When must statutory deductions be remitted in Kenya? NSSF: by the 15th of the following month. SHIF: by the 9th of the following month. PAYE and Housing Levy: by the 9th of the following month via KRA iTax. NITA: per NITA schedule. Late remittance attracts automatic penalties and interest on all obligations.
Can I verify my NSSF and SHIF contributions online? Yes. NSSF: log into nssf.or.ke with your NSSF member number. SHA/SHIF: log into sha.go.ke with your SHA number. Both portals show your contribution history by month. Compare each monthly entry against your payslip deduction for that period. Any gap indicates non-remittance by your employer.
What is the Housing Levy and do I have to pay it? The Affordable Housing Levy was introduced in 2023 at 1.5% of gross salary each for employer and employee (3% combined), remitted monthly via KRA. It is mandatory for all formally employed Kenyans. It has been subject to legal challenges, but remains in force and must be remitted until any court order directs otherwise.

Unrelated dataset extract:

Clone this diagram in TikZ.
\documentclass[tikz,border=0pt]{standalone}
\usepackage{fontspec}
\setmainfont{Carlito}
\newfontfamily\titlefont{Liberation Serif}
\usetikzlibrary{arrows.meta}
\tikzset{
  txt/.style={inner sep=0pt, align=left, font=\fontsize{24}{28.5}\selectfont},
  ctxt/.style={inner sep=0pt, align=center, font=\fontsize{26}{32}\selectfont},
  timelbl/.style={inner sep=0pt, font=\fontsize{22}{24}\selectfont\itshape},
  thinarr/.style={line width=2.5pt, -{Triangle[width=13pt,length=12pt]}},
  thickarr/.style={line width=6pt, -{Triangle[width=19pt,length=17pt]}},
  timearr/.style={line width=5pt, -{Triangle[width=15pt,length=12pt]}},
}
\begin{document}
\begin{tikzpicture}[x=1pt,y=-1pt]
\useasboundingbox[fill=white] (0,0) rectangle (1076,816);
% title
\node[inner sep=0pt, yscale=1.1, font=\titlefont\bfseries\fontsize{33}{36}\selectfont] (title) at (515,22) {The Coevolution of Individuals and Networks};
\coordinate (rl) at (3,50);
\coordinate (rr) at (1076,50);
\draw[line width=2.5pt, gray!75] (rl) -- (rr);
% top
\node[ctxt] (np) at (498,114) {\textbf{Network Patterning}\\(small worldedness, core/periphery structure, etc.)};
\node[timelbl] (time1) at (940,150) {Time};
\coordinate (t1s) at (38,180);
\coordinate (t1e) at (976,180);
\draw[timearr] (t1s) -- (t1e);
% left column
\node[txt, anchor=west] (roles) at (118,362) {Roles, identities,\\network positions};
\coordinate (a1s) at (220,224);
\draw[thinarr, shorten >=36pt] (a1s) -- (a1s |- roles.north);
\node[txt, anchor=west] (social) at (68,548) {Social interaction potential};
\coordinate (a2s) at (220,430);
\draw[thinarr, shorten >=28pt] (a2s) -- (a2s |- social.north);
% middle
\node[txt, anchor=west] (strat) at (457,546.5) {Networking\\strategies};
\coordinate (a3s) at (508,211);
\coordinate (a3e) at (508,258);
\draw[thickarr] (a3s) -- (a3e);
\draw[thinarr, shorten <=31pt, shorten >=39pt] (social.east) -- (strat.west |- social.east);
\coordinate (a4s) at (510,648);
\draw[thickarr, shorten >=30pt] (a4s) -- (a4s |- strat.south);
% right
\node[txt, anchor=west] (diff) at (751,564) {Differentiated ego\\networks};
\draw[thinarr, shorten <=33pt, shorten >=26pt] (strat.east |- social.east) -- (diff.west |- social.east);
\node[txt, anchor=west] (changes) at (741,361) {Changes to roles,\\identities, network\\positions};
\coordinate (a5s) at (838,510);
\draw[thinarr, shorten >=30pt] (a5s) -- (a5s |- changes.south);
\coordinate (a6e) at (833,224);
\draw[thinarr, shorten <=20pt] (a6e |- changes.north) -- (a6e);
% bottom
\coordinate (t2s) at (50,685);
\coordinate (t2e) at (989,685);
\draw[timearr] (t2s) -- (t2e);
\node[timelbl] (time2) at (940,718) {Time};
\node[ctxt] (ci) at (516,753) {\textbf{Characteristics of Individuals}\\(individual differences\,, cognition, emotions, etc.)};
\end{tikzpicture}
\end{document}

What should I do if my employer refuses my maternity leave? Your right to three months of paid maternity leave at full pay is guaranteed by the Employment Act (2007). No employer can lawfully deny or reduce it. If denied, file a formal complaint immediately with the Director of Employment at the Ministry of Labour. Keep all written communication from your employer as evidence. If you face dismissal or adverse action for asserting this right, you have grounds for an unfair dismissal claim at the Employment and Labour Relations Court.